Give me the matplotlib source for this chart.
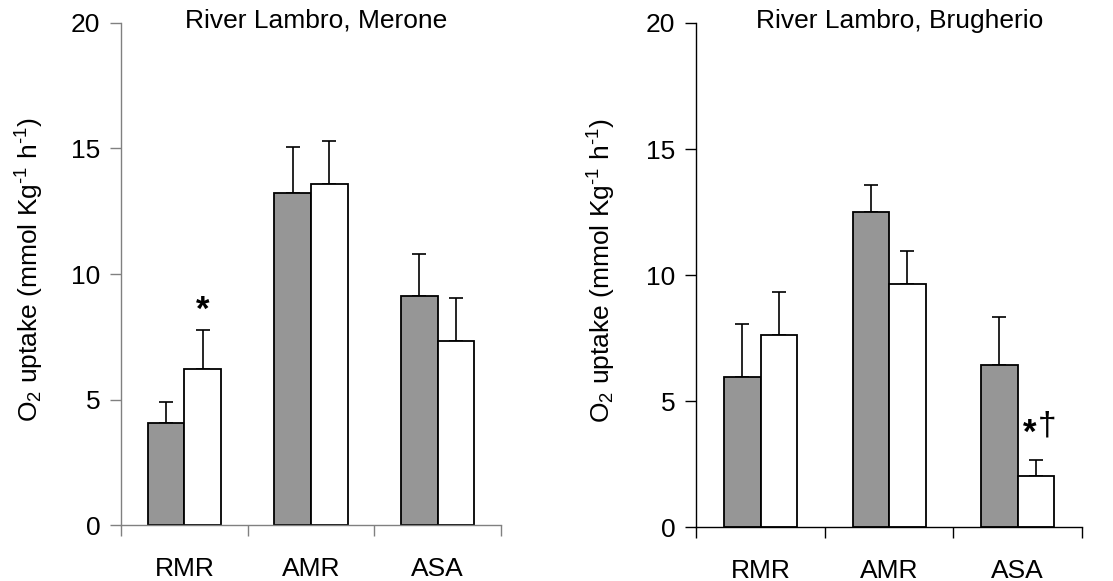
import matplotlib
matplotlib.use("Agg")
import matplotlib.pyplot as plt
import numpy as np

plt.rcParams['font.family'] = ['Liberation Sans', 'DejaVu Sans']
plt.rcParams['mathtext.fontset'] = 'custom'
plt.rcParams['mathtext.rm'] = 'Liberation Sans'
plt.rcParams['mathtext.it'] = 'Liberation Sans:italic'
plt.rcParams['mathtext.default'] = 'regular'

categories = ["RMR", "AMR", "ASA"]
titles = ["River Lambro, Merone", "River Lambro, Brugherio"]

merone_gray = [4.08, 13.24, 9.14]
merone_gray_err = [0.82, 1.83, 1.66]
merone_white = [6.21, 13.58, 7.33]
merone_white_err = [1.55, 1.70, 1.73]

brugherio_gray = [5.98, 12.51, 6.45]
brugherio_gray_err = [2.09, 1.06, 1.91]
brugherio_white = [7.64, 9.65, 2.02]
brugherio_white_err = [1.71, 1.31, 0.65]

# significance marks: (category index, series, star, dagger, y)
merone_marks = [(0, "white", "*", "", 8.55)]
brugherio_marks = [(2, "white", "*", "†", 3.72)]

yticks = [0, 5, 10, 15, 20]
ylabel = "O$_2$ uptake (mmol Kg$^{\u20101}$ h$^{\u20101}$)"

fig = plt.figure(figsize=(11.13, 5.81), dpi=100)
W, H = 1113, 581

def px_axes(x0, x1, ytop, ybot):
    return [x0 / W, 1 - ybot / H, (x1 - x0) / W, (ybot - ytop) / H]

ax1 = fig.add_axes(px_axes(121, 501, 22.7, 525.3))
ax2 = fig.add_axes(px_axes(696.3, 1082, 23, 527.3))

FS = 19

def draw(ax, gray, gerr, white, werr, marks, title, title_x, spine_color, bw):
    n = len(categories)
    centers = np.arange(n) + 0.5
    ax.bar(centers - bw / 2, gray, width=bw, color="#969696", edgecolor="black",
           linewidth=1.3, zorder=2)
    ax.bar(centers + bw / 2, white, width=bw, color="white", edgecolor="black",
           linewidth=1.3, zorder=2)
    ax.errorbar(centers - bw / 2, gray, yerr=[np.zeros(n), gerr], fmt="none",
                ecolor="black", elinewidth=1.2, capsize=5, capthick=1.2, zorder=1)
    ax.errorbar(centers + bw / 2, white, yerr=[np.zeros(n), werr], fmt="none",
                ecolor="black", elinewidth=1.2, capsize=5, capthick=1.2, zorder=1)
    for idx, series, star, dag, yv in marks:
        xx = centers[idx] + (bw / 2 if series == "white" else -bw / 2)
        if dag:
            ax.text(xx, yv, star, ha="right", va="center", fontsize=FS + 6,
                    fontweight="bold", color="black")
            ax.text(xx + 0.01, yv + 0.3, dag, ha="left", va="center", fontsize=FS + 5,
                    color="black")
        else:
            ax.text(xx, yv, star, ha="center", va="center", fontsize=FS + 6,
                    fontweight="bold", color="black")
    ax.set_xlim(0, n)
    ax.set_ylim(0, 20)
    ax.set_yticks(yticks)
    ax.set_yticklabels([str(t) for t in yticks], fontsize=FS)
    ax.set_xticks(np.arange(n + 1))
    ax.set_xticklabels([])
    ax.set_xticks(centers, minor=True)
    ax.set_xticklabels(categories, minor=True, fontsize=FS)
    ax.tick_params(axis="x", which="minor", length=0, pad=23)
    ax.tick_params(axis="x", which="major", length=8, width=1, color=spine_color, direction="out")
    ax.tick_params(axis="y", length=8, width=1, color=spine_color, direction="out", pad=7)
    for s in ["top", "right"]:
        ax.spines[s].set_visible(False)
    for s in ["left", "bottom"]:
        ax.spines[s].set_color(spine_color)
        ax.spines[s].set_linewidth(1.0)
    ax.text(title_x, 0.9895, title, transform=ax.transAxes, ha="center", va="baseline",
            fontsize=FS)
    ax.patch.set_alpha(0)

draw(ax1, merone_gray, merone_gray_err, merone_white, merone_white_err, merone_marks,
     titles[0], 0.513, "#808080", 0.29)
draw(ax2, brugherio_gray, brugherio_gray_err, brugherio_white, brugherio_white_err,
     brugherio_marks, titles[1], 0.527, "#000000", 0.285)

ax1.text(-0.24, 0.508, ylabel, transform=ax1.transAxes, rotation=90, ha="center",
         va="center", fontsize=FS)
ax2.text(-0.245, 0.509, ylabel, transform=ax2.transAxes, rotation=90, ha="center",
         va="center", fontsize=FS)

fig.savefig("out.png", dpi=100)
———
• _EXERCISE GOAL_: In the copy, include no pictures; restate the listing above exactly.

• _RESULT OF THIS EXERCISE_:
Give me the matplotlib source for this chart.
import matplotlib
matplotlib.use("Agg")
import matplotlib.pyplot as plt
import numpy as np

plt.rcParams['font.family'] = ['Liberation Sans', 'DejaVu Sans']
plt.rcParams['mathtext.fontset'] = 'custom'
plt.rcParams['mathtext.rm'] = 'Liberation Sans'
plt.rcParams['mathtext.it'] = 'Liberation Sans:italic'
plt.rcParams['mathtext.default'] = 'regular'

categories = ["RMR", "AMR", "ASA"]
titles = ["River Lambro, Merone", "River Lambro, Brugherio"]

merone_gray = [4.08, 13.24, 9.14]
merone_gray_err = [0.82, 1.83, 1.66]
merone_white = [6.21, 13.58, 7.33]
merone_white_err = [1.55, 1.70, 1.73]

brugherio_gray = [5.98, 12.51, 6.45]
brugherio_gray_err = [2.09, 1.06, 1.91]
brugherio_white = [7.64, 9.65, 2.02]
brugherio_white_err = [1.71, 1.31, 0.65]

# significance marks: (category index, series, star, dagger, y)
merone_marks = [(0, "white", "*", "", 8.55)]
brugherio_marks = [(2, "white", "*", "†", 3.72)]

yticks = [0, 5, 10, 15, 20]
ylabel = "O$_2$ uptake (mmol Kg$^{\u20101}$ h$^{\u20101}$)"

fig = plt.figure(figsize=(11.13, 5.81), dpi=100)
W, H = 1113, 581

def px_axes(x0, x1, ytop, ybot):
    return [x0 / W, 1 - ybot / H, (x1 - x0) / W, (ybot - ytop) / H]

ax1 = fig.add_axes(px_axes(121, 501, 22.7, 525.3))
ax2 = fig.add_axes(px_axes(696.3, 1082, 23, 527.3))

FS = 19

def draw(ax, gray, gerr, white, werr, marks, title, title_x, spine_color, bw):
    n = len(categories)
    centers = np.arange(n) + 0.5
    ax.bar(centers - bw / 2, gray, width=bw, color="#969696", edgecolor="black",
           linewidth=1.3, zorder=2)
    ax.bar(centers + bw / 2, white, width=bw, color="white", edgecolor="black",
           linewidth=1.3, zorder=2)
    ax.errorbar(centers - bw / 2, gray, yerr=[np.zeros(n), gerr], fmt="none",
                ecolor="black", elinewidth=1.2, capsize=5, capthick=1.2, zorder=1)
    ax.errorbar(centers + bw / 2, white, yerr=[np.zeros(n), werr], fmt="none",
                ecolor="black", elinewidth=1.2, capsize=5, capthick=1.2, zorder=1)
    for idx, series, star, dag, yv in marks:
        xx = centers[idx] + (bw / 2 if series == "white" else -bw / 2)
        if dag:
            ax.text(xx, yv, star, ha="right", va="center", fontsize=FS + 6,
                    fontweight="bold", color="black")
            ax.text(xx + 0.01, yv + 0.3, dag, ha="left", va="center", fontsize=FS + 5,
                    color="black")
        else:
            ax.text(xx, yv, star, ha="center", va="center", fontsize=FS + 6,
                    fontweight="bold", color="black")
    ax.set_xlim(0, n)
    ax.set_ylim(0, 20)
    ax.set_yticks(yticks)
    ax.set_yticklabels([str(t) for t in yticks], fontsize=FS)
    ax.set_xticks(np.arange(n + 1))
    ax.set_xticklabels([])
    ax.set_xticks(centers, minor=True)
    ax.set_xticklabels(categories, minor=True, fontsize=FS)
    ax.tick_params(axis="x", which="minor", length=0, pad=23)
    ax.tick_params(axis="x", which="major", length=8, width=1, color=spine_color, direction="out")
    ax.tick_params(axis="y", length=8, width=1, color=spine_color, direction="out", pad=7)
    for s in ["top", "right"]:
        ax.spines[s].set_visible(False)
    for s in ["left", "bottom"]:
        ax.spines[s].set_color(spine_color)
        ax.spines[s].set_linewidth(1.0)
    ax.text(title_x, 0.9895, title, transform=ax.transAxes, ha="center", va="baseline",
            fontsize=FS)
    ax.patch.set_alpha(0)

draw(ax1, merone_gray, merone_gray_err, merone_white, merone_white_err, merone_marks,
     titles[0], 0.513, "#808080", 0.29)
draw(ax2, brugherio_gray, brugherio_gray_err, brugherio_white, brugherio_white_err,
     brugherio_marks, titles[1], 0.527, "#000000", 0.285)

ax1.text(-0.24, 0.508, ylabel, transform=ax1.transAxes, rotation=90, ha="center",
         va="center", fontsize=FS)
ax2.text(-0.245, 0.509, ylabel, transform=ax2.transAxes, rotation=90, ha="center",
         va="center", fontsize=FS)

fig.savefig("out.png", dpi=100)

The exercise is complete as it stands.